In class 21T.100 (Theater Arts Production), students are invited to join MIT Theater Arts faculty and staff in the development of a fully-staged production for an audience. Participants collaborate as performers, designers, writers, choreographers, and technicians. 

“21T.100 sits at the pinnacle of our curriculum,” says Jay Scheib, section head for MIT Music and Theater Arts and the Class of 1949 Professor. “What's explored in our studios is put to the test in production — lighting design, scenography, performance, projection — and shared with the community.”

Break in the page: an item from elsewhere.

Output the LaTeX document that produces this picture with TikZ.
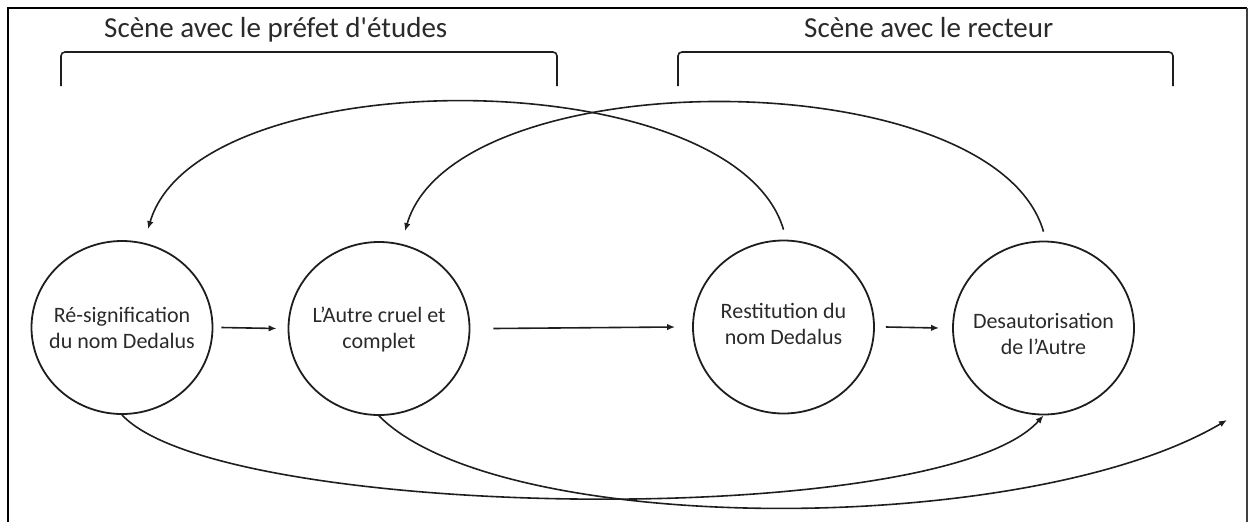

Weekly rehearsals, design labs, and workshops introduce students to an array of performance techniques over the course of the term, culminating in a public performance. The course is open to students at all levels of experience. 

Each term evolves a different project that might include community-driven interventions, classical or contemporary plays, devised works, screenplays, musicals, or other live performance events. 

For fall 2025, Scheib and his student and staff collaborators in 21T.100 took on playwright Stan Lai’s “A Dream Like a Dream 如夢之夢,” a play described as “a meteor of the Chinese contemporary theater told through the eyes of over 100 characters onstage, offstage, backstage, and beyond, from Shanghai to Paris and back.”

“This is so perfect, because I’ve always wanted to know more about this show,” says Audrey Zhu, a first-year mechanical engineering major and actor in the play. “It was kind of a cool cultural exchange because it’s a Chinese play being performed in English.”

“As they say, experience is in the leap, and not the step,” Scheib continues. “The experience of working on “A Dream Like a Dream 如夢之夢” — from beginning to end — has been a deeply special leap.” 

“‘A Dream Like A Dream’ depicts many specific people in a tumultuous world, quite similar to ours at the moment,” says Xinyu Xu ’25, an electrical engineering and computer science major who directed the play with Scheib. “People in the play react (ir)rationally, which lets us know that however we react is understandable.”